As próprias revoluções liberais são a prova de que é necessário conter o poder político desmedido para o estabelecimento de um efetivo regime de mercado. Mais do que isso, a construção paulatina dos direitos fundamentais ao longo da história mostra a convergência entre a contenção do poder político e o reforço das liberdades individuais, por um lado, com a proteção do comércio e das atividades econômicas, por outro lado, sendo a famosa Magna Carta inglesa um exemplo paradigmático nesse sentido.
Daí por que Wolf entende que não há outro caminho para a manutenção do capitalismo que não por meio do fortalecimento da própria democracia. Consequentemente, os livres mercados terão que ser contidos e temperados pelo Estado para prover instrumentos fundamentais de direitos e segurança para todos os seus cidadãos.
A ideia de que tais objetivos poderão ser atingidos sem o Estado, podendo vir exclusivamente dos mercados ou da benevolência dos ricos, é uma grande fantasia que, para Wolf, não guarda nenhuma correspondência com a realidade. Daí por que esforços precisam ser realizados para que, por meio do Estado, se reencontre o necessário equilíbrio entre democracia e capitalismo.
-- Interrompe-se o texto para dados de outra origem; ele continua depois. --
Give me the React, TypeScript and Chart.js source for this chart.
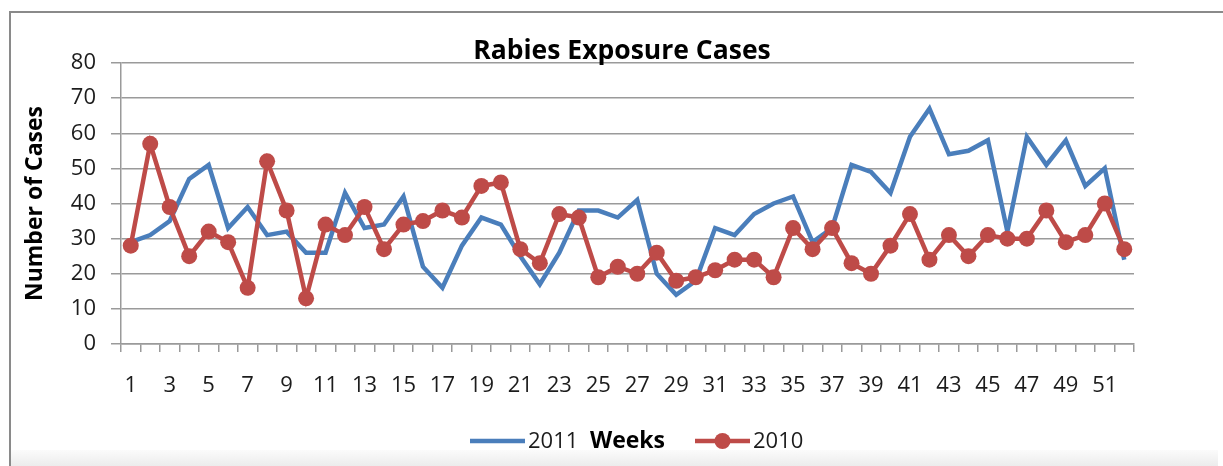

As sábias palavras de Wolf obviamente não se restringem ao contexto americano, ainda mais quando se sabe que a erosão das democracias vem ocorrendo em diversos países e com impressionante mimetismo. Para mim, são especialmente importantes para o atual contexto brasileiro, ainda mais depois do famigerado 8 de janeiro.
É importante estarmos atentos ao fato de que a economia é política e que a degradação do capitalismo e a degradação da democracia podem ser processos que, longe de ser distintos, apresentam causalidades semelhantes e ainda se retroalimentam.